Quand les gendarmes patrouillaient à cheval
De nos jours, apercevoir circulant dans les rues, l'estafette de la gendarmerie est courant. Les gendarmes orgeletains disposent d'une caserne neuve, de bureaux spacieux et fonctionnels, de logements confortables, de vastes garages, d'un matériel de radio de plus en plus sophistiqué... Leur mission comprend de multiples facettes : prévenir, avertir, persuader ou dissuader, protéger, punir peut la résumer...
Mais au fait que sait-on sur la brigade d'autrefois ? Cette brigade de maréchaussée existait avant 1774, puisque c'est à cette date qu'elle a été supprimée, peut-être d'ailleurs parce que deux ans avant avait été créée une « compagnie bourgeoise; chargée de maintenir le bon ordre; ». Le maire de l'époque, peu satisfait avait alors essayé d'obtenir une nouvelle brigade composée « d'un exempt (officier de police) et de 4 cacaliers qui assureraient le bon ordre et la tranquilité publique que les coureurs de nuit vagabonds et gens sans aveu, autorisés par une espèce d'impunité ne manquent pas d'apporter »...
Ce n'est qu'en 1791 que réapparaîtra la brigade de gendarmerie avec pour la diriger François Levrat, ancien commandant de la garde nationale de la ville. Ce sera tout un problème pour loger, équiper et armer les gendames au service du directoire du district (porter les ordres aux communes de son ressort) et de la municipalité (veiller au maintien de l'ordre et de la sécurité), ce qui n'est pas évident en période révolutionnaire. D'ailleurs Levrat accusé de fédéralisme sera la première victime de l'épuration montagnarde... Arrêté, il put heureusement reprendre son service mais devra se plier aux ordres d'une municipalité dirigée par Vaillant qui par exemple lui ordonne « d'aller au devant du représentant du peuple Lejeune — nanti de tous les pouvoirs — avec ses gendarmes aussi loin que son zèle le lui dictera ».

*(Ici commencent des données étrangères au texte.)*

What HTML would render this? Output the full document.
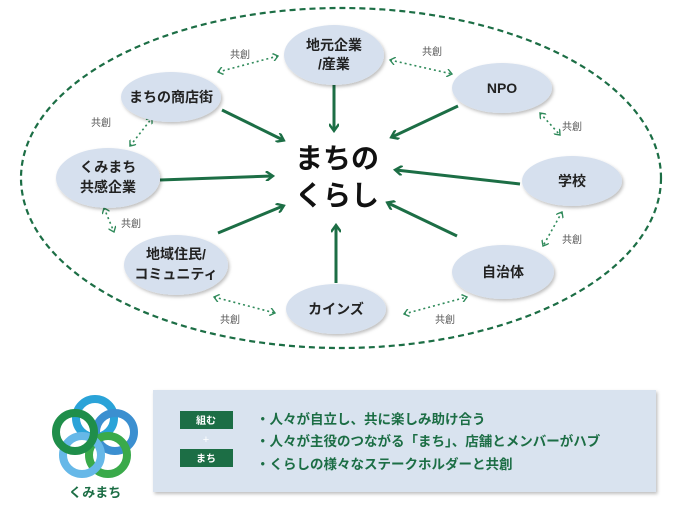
<!DOCTYPE html>
<html><head><meta charset="utf-8"><style>
html,body{margin:0;padding:0;background:#fff;}
svg{display:block;font-family:"Liberation Sans","Noto Sans CJK JP",sans-serif;}
</style></head><body>
<svg width="694" height="510" viewBox="0 0 694 510" xmlns="http://www.w3.org/2000/svg">
<defs>
<marker id="ah" markerWidth="10" markerHeight="10" refX="7" refY="5" orient="auto" markerUnits="userSpaceOnUse" viewBox="0 0 10 10">
<path d="M1,0 L8,5 L1,10" fill="none" stroke="#1c6e45" stroke-width="2.4"/></marker>
<marker id="ad" markerWidth="8" markerHeight="8" refX="6" refY="4" orient="auto-start-reverse" markerUnits="userSpaceOnUse" viewBox="0 0 8 8">
<path d="M1,0 L6,4 L1,8" fill="none" stroke="#2f8a5a" stroke-width="1.4"/></marker>
<filter id="sh" x="-20%" y="-20%" width="140%" height="140%"><feDropShadow dx="1.5" dy="2" stdDeviation="1.5" flood-color="#000" flood-opacity="0.25"/></filter>
</defs>
<ellipse cx="341" cy="178" rx="320" ry="170" fill="none" stroke="#1c6e45" stroke-width="2.2" stroke-dasharray="6,4"/>

<g stroke="#1c6e45" stroke-width="3" fill="none" marker-end="url(#ah)">
<line x1="334" y1="82" x2="334" y2="130"/>
<line x1="222" y1="110" x2="283" y2="140"/>
<line x1="160" y1="180" x2="272" y2="176"/>
<line x1="218" y1="233" x2="283" y2="206"/>
<line x1="336" y1="283" x2="336" y2="226"/>
<line x1="457" y1="236" x2="388" y2="203"/>
<line x1="520" y1="184" x2="396" y2="170"/>
<line x1="458" y1="106" x2="392" y2="137"/>
</g>

<g stroke="#2f8a5a" stroke-width="1.6" fill="none" stroke-dasharray="2,3" marker-start="url(#ad)" marker-end="url(#ad)">
<line x1="218" y1="72" x2="278" y2="56"/>
<line x1="390" y1="60" x2="452" y2="74"/>
<line x1="130" y1="146" x2="152" y2="118"/>
<line x1="540" y1="113" x2="560" y2="135"/>
<line x1="104" y1="208" x2="114" y2="232" />
<line x1="562" y1="212" x2="543" y2="246"/>
<line x1="214" y1="297" x2="275" y2="313"/>
<line x1="404" y1="314" x2="467" y2="297"/>
</g>
<g font-size="10" fill="#555" text-anchor="middle">
<text x="240" y="58">共創</text>
<text x="432" y="55">共創</text>
<text x="101" y="126">共創</text>
<text x="572" y="130">共創</text>
<text x="131" y="227">共創</text>
<text x="572" y="243">共創</text>
<text x="230" y="323">共創</text>
<text x="445" y="323">共創</text>
</g>

<g fill="#d6e0ee" filter="url(#sh)">
<ellipse cx="334" cy="55" rx="50" ry="30"/>
<ellipse cx="502" cy="88" rx="50" ry="25"/>
<ellipse cx="171" cy="97" rx="50" ry="25"/>
<ellipse cx="108" cy="178" rx="52" ry="30"/>
<ellipse cx="572" cy="181" rx="50" ry="25"/>
<ellipse cx="176" cy="265" rx="52" ry="30"/>
<ellipse cx="503" cy="272" rx="51" ry="27"/>
<ellipse cx="336" cy="309" rx="50" ry="25"/>
</g>
<g font-size="14" font-weight="bold" fill="#222" text-anchor="middle">
<text x="334" y="50">地元企業</text><text x="334" y="69">/産業</text>
<text x="502" y="93">NPO</text>
<text x="171" y="102">まちの商店街</text>
<text x="108" y="172">くみまち</text><text x="108" y="192">共感企業</text>
<text x="572" y="186">学校</text>
<text x="176" y="259">地域住民/</text><text x="176" y="279">コミュニティ</text>
<text x="503" y="277">自治体</text>
<text x="336" y="314">カインズ</text>
</g>
<g font-size="28" font-weight="bold" fill="#111" text-anchor="middle">
<text x="337" y="168">まちの</text>
<text x="337" y="205">くらし</text>
</g>

<g fill="none" stroke-width="8">
<circle cx="95" cy="418" r="19" stroke="#2aa3d8"/>
<circle cx="115" cy="432" r="19" stroke="#3b8fd0"/>
<circle cx="108" cy="455" r="19" stroke="#3aaa4a"/>
<circle cx="82" cy="455" r="19" stroke="#66b8e8"/>
<circle cx="75" cy="432" r="19" stroke="#1f8e4a"/>
</g>
<text x="95" y="497" font-size="13" font-weight="bold" fill="#1c6e45" text-anchor="middle">くみまち</text>

<rect x="153" y="390" width="503" height="102" fill="#d9e3ef" filter="url(#sh)"/>
<rect x="180" y="411" width="53" height="18" fill="#1c6e45"/>
<rect x="180" y="449" width="53" height="18" fill="#1c6e45"/>
<text x="206" y="424" font-size="10" font-weight="bold" fill="#fff" text-anchor="middle">組む</text>
<text x="206" y="462" font-size="10" font-weight="bold" fill="#fff" text-anchor="middle">まち</text>
<text x="206" y="443" font-size="11" fill="#fff" text-anchor="middle">+</text>
<g font-size="13.5" font-weight="bold" fill="#1c6e45">
<text x="256" y="424">・人々が自立し、共に楽しみ助け合う</text>
<text x="256" y="446">・人々が主役のつながる「まち」、店舗とメンバーがハブ</text>
<text x="256" y="469">・くらしの様々なステークホルダーと共創</text>
</g>
</svg>
</body></html>
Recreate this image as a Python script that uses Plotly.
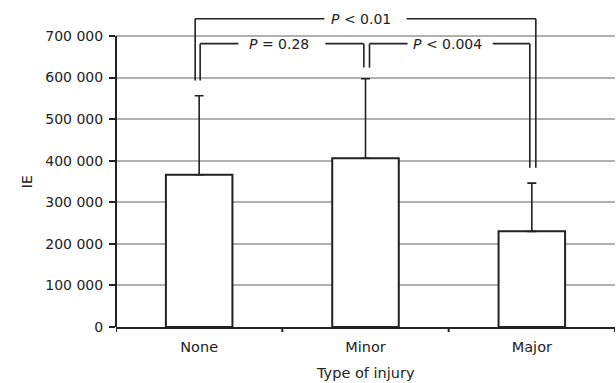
import plotly.graph_objects as go

categories = ["None", "Minor", "Major"]
means = [366000, 406000, 230000]
sd_upper = [190000, 191000, 116000]
y_tickvals = [0, 100000, 200000, 300000, 400000, 500000, 600000, 700000]
y_ticktext = ["0", "100 000", "200 000", "300 000", "400 000", "500 000", "600 000", "700 000"]

# significance brackets: (label, left x, right x, left foot y, right foot y, top y, label x, gap left, gap right)
brackets = [
    ("<i>P</i> < 0.01", -0.024, 2.024, 593000, 383000, 741500, 0.97, 0.753, 1.247),
    ("<i>P</i> = 0.28", 0.006, 0.99, 593000, 624000, 681500, 0.48, 0.235, 0.759),
    ("<i>P</i> < 0.004", 1.024, 1.988, 624000, 383000, 681500, 1.49, 1.253, 1.765),
]

INK = "#222222"
FONT = "DejaVu Sans"

fig = go.Figure()
fig.add_trace(go.Bar(
    x=[0, 1, 2], y=means, width=0.4,
    marker=dict(color="white", line=dict(color=INK, width=2)),
    error_y=dict(type="data", symmetric=False, array=sd_upper, arrayminus=[0, 0, 0],
                 color=INK, thickness=1.6, width=4.5),
    showlegend=False,
))

shapes = []
annotations = []
for label, xl, xr, yl, yr, yt, xt, gap_l, gap_r in brackets:
    line = dict(color=INK, width=1.6)
    shapes.append(dict(type="line", xref="x", yref="y", x0=xl, x1=xl, y0=yl, y1=yt, line=line))
    shapes.append(dict(type="line", xref="x", yref="y", x0=xl, x1=gap_l, y0=yt, y1=yt, line=line))
    shapes.append(dict(type="line", xref="x", yref="y", x0=gap_r, x1=xr, y0=yt, y1=yt, line=line))
    shapes.append(dict(type="line", xref="x", yref="y", x0=xr, x1=xr, y0=yt, y1=yr, line=line))
    annotations.append(dict(x=xt, y=yt, xref="x", yref="y", text=label, showarrow=False,
                            xanchor="center", yanchor="middle",
                            font=dict(family=FONT, size=14, color=INK)))

# y axis line (only up to 700 000)
shapes.append(dict(type="line", xref="paper", yref="y", x0=0, x1=0, y0=0, y1=700000,
                   line=dict(color=INK, width=2)))

annotations.append(dict(x=-0.177, y=350000, xref="paper", yref="y", text="IE", textangle=-90,
                        showarrow=False, xanchor="center", yanchor="middle",
                        font=dict(family=FONT, size=14, color=INK)))
annotations.append(dict(x=0.5, y=-0.145, xref="paper", yref="paper", text="Type of injury",
                        showarrow=False, xanchor="center", yanchor="middle",
                        font=dict(family=FONT, size=14.5, color=INK)))

fig.update_layout(
    width=616, height=383,
    margin=dict(l=116, r=1, t=11, b=56),
    paper_bgcolor="white", plot_bgcolor="white",
    font=dict(family=FONT, size=14, color=INK),
    shapes=shapes, annotations=annotations,
    xaxis=dict(
        range=[-0.5, 2.5], tickmode="array", tickvals=[0, 1, 2], ticktext=categories,
        showgrid=False, zeroline=False, showline=True, linecolor=INK, linewidth=2,
        ticks="", ticklabelstandoff=6, tickfont=dict(family=FONT, size=14.5, color=INK),
    ),
    yaxis=dict(
        range=[0, 760000], tickmode="array", tickvals=y_tickvals, ticktext=y_ticktext,
        showgrid=True, gridcolor="#b0b0b0", gridwidth=1.5, zeroline=False, showline=False,
        ticks="outside", ticklen=6, tickwidth=2, tickcolor=INK, ticklabelstandoff=3,
        tickfont=dict(family=FONT, size=14, color=INK),
    ),
)

# x-axis boundary ticks between categories
for xb in [-0.5, 0.5, 1.5, 2.5]:
    fig.add_shape(type="line", xref="x", yref="paper", x0=xb, x1=xb, y0=0, y1=-0.016,
                  line=dict(color=INK, width=2))

fig.write_html("out.html", config={"displayModeBar": False},
               post_script="document.body.style.margin='0';document.body.style.overflow='hidden';")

En 1803, sous le consulat une aile du couvent des Bernardines sera transformée en caserne, celle que les gendarmes ont quittée en 1976. En bas, les écuries dallées, les caves, la prison (jusqu'alors elle était sous la mairie). Au premier deux bureaux exigus, des logements médiocres qui occupaient aussi tout le second étage.
Là vécurent pendant 173 ans les gendarmes dont chaque journée commençait par la sacro-sainte cérémonie de l'étrillage des chevaux. L'animal était lustré avec la même passion qu'un collectionneur éprouve à entretenir ses vases de Sèvres... Le toilettage terminé, le gendarme de service allait passer son uniforme que lui avait préparé son épouse, qui à cette époque n'avait pas le droit d'exercer un métier, serrait autour des mollets les sempiternelles leggings... et commençaient les patrouilles.
Leur principale occupation à l'époque était le contrôle des plaques d'identité et de l'État que devaient posséder tous les cyclistes, du système d'éclairage des bicyclettes (lampe à carbure ou dynamo), des permis de conduire et des cartes grises des rares automobilistes. Ils avaient aussi des fonctions nettement en recul aujourd'hui. Ils devenaient la nuit garde-pêche et rôdaient silencieusement au bord des rivières et des étangs pour débusquer les braconniers qui à la lanterne, au moment des frais pêchaient les grenouilles ou traquaient les truites.
Evidemment, ils arrêtaient les voleurs, vérifiaient les papiers de vagabonds, contrôlaient les permissions des militaires, aidaient les «; rats; de; cave; » à piéger ceux qui, dans le Bas Pays faisaient la contrebande de la «; goutte; ». Plus spécialement ils vérifiaient que les cafés respectent les heures de fermeture. Ils verbalisaient les contrevenants et le maire prenait des sanctions « Mlle Jacquet débitante à Orgelet n'a plus le droit d'organiser des bals publics dans son établissement, même sanction pour les cafés Midol et Thomas ».
Pendant le gouvernement de Vichy, la tâche des gendarmes n'était pas facile ; surtout quand on leur demanda d'obliger les jeunes à partir au STO ou à traquer les résistants. Situation cornélienne ! Obéir c'était se déconsidérer aux yeux des Orgeletains qui n'approuvaient ni les méthodes de Vichy, ni celles du maire local, Karcher ; refuser était dangereux : le chef Chamois préféra prendre une retraite anticipée ; le gendarme Decerle résistant sera assassiné le 11 juillet 1944 devant la maison Pomi ; l'autre gendarme résistant Desvignes, déporté, périra dans le feu et sous les balles allemandes dans l'épouvantable massacre (1016 victimes) de la grange de Gardelegen, quelques heures seulement avant l'arrivée de la 102e division d'infanterie américaine le 14 avril 1945.